There's a modern term that's used to describe men who pander and flatter women in the hopes that they'll be rewarded with love, sex, attention. Simp! And this book is about the king of the Simps -- George Harvey Bone. He is in love with the beautiful Netta and hangs around with her and her set, drinking at all hours and avoiding employment of any kind. He confesses his love for her but she continues to use him for his money and, later, for his connections. One of her hangers-on is Peter, a spiv character who is just as keen to take advantage of George as she is.

I honestly found myself despising Netta quite viscerally but also George too, his unwillingness to grown a spine despite being treated like a doormat something that infuriated me. The book reminded of the Tunnel by Sabato but whereas the paranoia of that book's male protagonist could be interpreted as self-inflicted, there is no ambiguity about George's feeling of humiliation and poor treatment. Netta is, quite explicitly, a bitch. She has a past working as an actress and has aspirations to get back into that world but otherwise she is, like the men she consorts with, a self-interested alcoholic. And George is nothing more than a means to an end for her.
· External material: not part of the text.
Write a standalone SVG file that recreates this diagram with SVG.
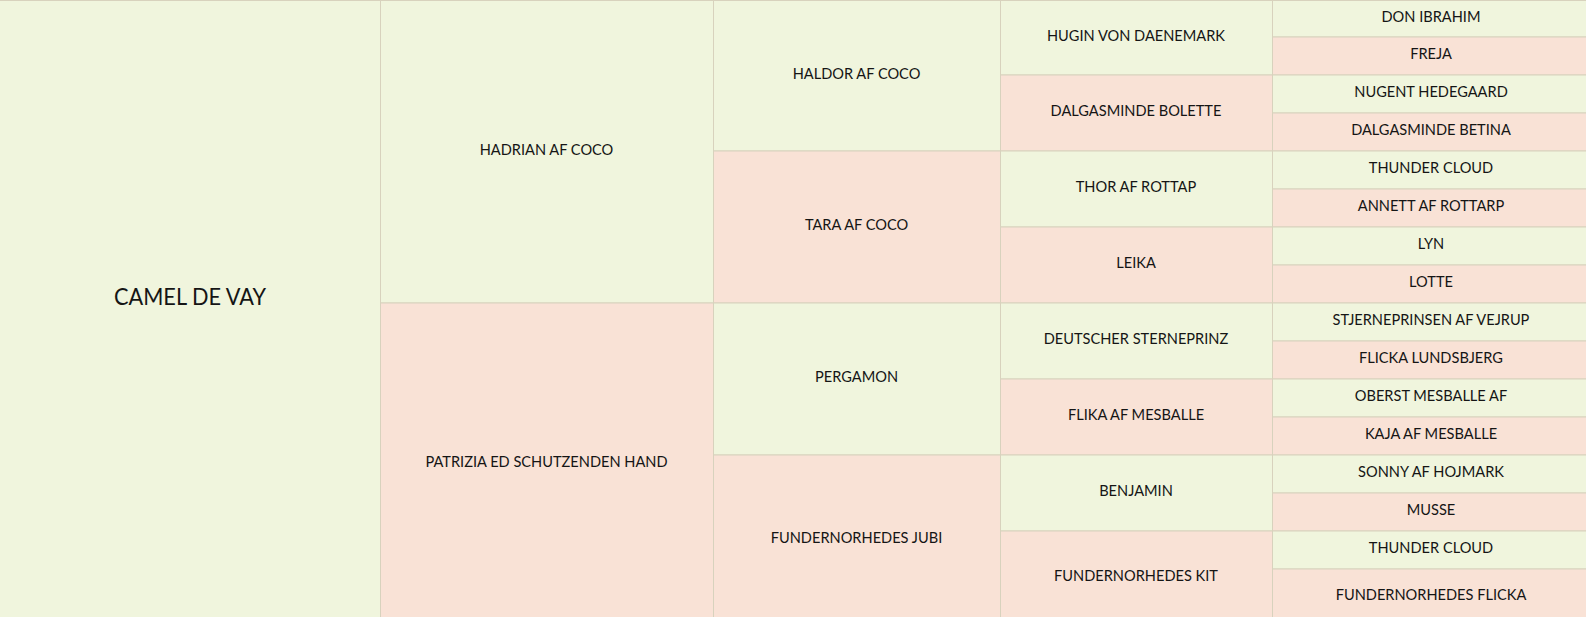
<svg xmlns="http://www.w3.org/2000/svg" width="1586" height="617" viewBox="0 0 1586 617">
<style>
.g{fill:#f0f5dd;stroke:#d8d2bd;stroke-width:1}
.p{fill:#f9e2d6;stroke:#d8d2bd;stroke-width:1}
text{font-family:"Lato","Open Sans",sans-serif;font-size:14.6px;fill:#151515;text-anchor:middle}
.big{font-size:24px}
</style>
<rect x="0" y="0" width="1586" height="617" fill="#f0f5dd"/>
<g id="n1"><rect class="g" x="-1" y="0.5" width="381.5" height="630"/><text class="big" x="190" y="305" textLength="152" lengthAdjust="spacingAndGlyphs">CAMEL DE VAY</text></g>
<g id="n2"><rect class="g" x="380.5" y="0.5" width="333" height="302.5"/><text x="546.5" y="154.8">HADRIAN AF COCO</text></g>
<g id="n3"><rect class="p" x="380.5" y="303" width="333" height="330"/><text x="546.5" y="466.8">PATRIZIA ED SCHUTZENDEN HAND</text></g>
<g id="n4"><rect class="g" x="713.5" y="0.5" width="287" height="150.5"/><text x="856.5" y="78.8">HALDOR AF COCO</text></g>
<g id="n5"><rect class="p" x="713.5" y="151" width="287" height="152"/><text x="856.5" y="230.3">TARA AF COCO</text></g>
<g id="n6"><rect class="g" x="713.5" y="303" width="287" height="152"/><text x="856.5" y="382.3">PERGAMON</text></g>
<g id="n7"><rect class="p" x="713.5" y="455" width="287" height="180"/><text x="856.5" y="542.8">FUNDERNORHEDES JUBI</text></g>
<g id="n8"><rect class="g" x="1000.5" y="0.5" width="272" height="74.5"/><text x="1136" y="40.8">HUGIN VON DAENEMARK</text></g>
<g id="n9"><rect class="p" x="1000.5" y="75" width="272" height="76"/><text x="1136" y="116.3">DALGASMINDE BOLETTE</text></g>
<g id="n10"><rect class="g" x="1000.5" y="151" width="272" height="76"/><text x="1136" y="192.3">THOR AF ROTTAP</text></g>
<g id="n11"><rect class="p" x="1000.5" y="227" width="272" height="76"/><text x="1136" y="268.3">LEIKA</text></g>
<g id="n12"><rect class="g" x="1000.5" y="303" width="272" height="76"/><text x="1136" y="344.3">DEUTSCHER STERNEPRINZ</text></g>
<g id="n13"><rect class="p" x="1000.5" y="379" width="272" height="76"/><text x="1136" y="420.3">FLIKA AF MESBALLE</text></g>
<g id="n14"><rect class="g" x="1000.5" y="455" width="272" height="76"/><text x="1136" y="496.3">BENJAMIN</text></g>
<g id="n15"><rect class="p" x="1000.5" y="531" width="272" height="100"/><text x="1136" y="580.8">FUNDERNORHEDES KIT</text></g>
<g id="n16"><rect class="g" x="1272.5" y="0.5" width="320" height="36.5"/><text x="1431" y="21.8">DON IBRAHIM</text></g>
<g id="n17"><rect class="p" x="1272.5" y="37" width="320" height="38"/><text x="1431" y="59.3">FREJA</text></g>
<g id="n18"><rect class="g" x="1272.5" y="75" width="320" height="38"/><text x="1431" y="97.3">NUGENT HEDEGAARD</text></g>
<g id="n19"><rect class="p" x="1272.5" y="113" width="320" height="38"/><text x="1431" y="135.3">DALGASMINDE BETINA</text></g>
<g id="n20"><rect class="g" x="1272.5" y="151" width="320" height="38"/><text x="1431" y="173.3">THUNDER CLOUD</text></g>
<g id="n21"><rect class="p" x="1272.5" y="189" width="320" height="38"/><text x="1431" y="211.3">ANNETT AF ROTTARP</text></g>
<g id="n22"><rect class="g" x="1272.5" y="227" width="320" height="38"/><text x="1431" y="249.3">LYN</text></g>
<g id="n23"><rect class="p" x="1272.5" y="265" width="320" height="38"/><text x="1431" y="287.3">LOTTE</text></g>
<g id="n24"><rect class="g" x="1272.5" y="303" width="320" height="38"/><text x="1431" y="325.3">STJERNEPRINSEN AF VEJRUP</text></g>
<g id="n25"><rect class="p" x="1272.5" y="341" width="320" height="38"/><text x="1431" y="363.3">FLICKA LUNDSBJERG</text></g>
<g id="n26"><rect class="g" x="1272.5" y="379" width="320" height="38"/><text x="1431" y="401.3">OBERST MESBALLE AF</text></g>
<g id="n27"><rect class="p" x="1272.5" y="417" width="320" height="38"/><text x="1431" y="439.3">KAJA AF MESBALLE</text></g>
<g id="n28"><rect class="g" x="1272.5" y="455" width="320" height="38"/><text x="1431" y="477.3">SONNY AF HOJMARK</text></g>
<g id="n29"><rect class="p" x="1272.5" y="493" width="320" height="38"/><text x="1431" y="515.3">MUSSE</text></g>
<g id="n30"><rect class="g" x="1272.5" y="531" width="320" height="38"/><text x="1431" y="553.3">THUNDER CLOUD</text></g>
<g id="n31"><rect class="p" x="1272.5" y="569" width="320" height="60"/><text x="1431" y="599.8">FUNDERNORHEDES FLICKA</text></g>
<g id="connectors"></g>
</svg>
And here's where things get complicated because George, also a big drinker, suffers from a unique mental illness. I would describe it as a dissociative personality disorder but it's all a little vague. Essentially, it involves George going into a kind of dream state where an alternative version of himself is in control of his thoughts and actions. When George clicks in and out of these personalities, he remembers very little of what has happened. The whole thing is very effectively done by Hamilton and you get the impression that George is just one person but has two states of being.

The book also takes place just as the 2nd World War is about to begin and I found it fascinating seeing these young people presented in a manner that was very familiar to me. When I think of that period, I think of straight-laced individuals wearing starched clothing and doing their bit for the war effort. But obviously, young people were just the same as they've always been; keen to get drunk, have fun, and avoid work. That the book was published in 1941 at the height of the war is also interesting as Hamilton essentially takes it for granted that fascism will lose.

This was a great book. And very uniquely British.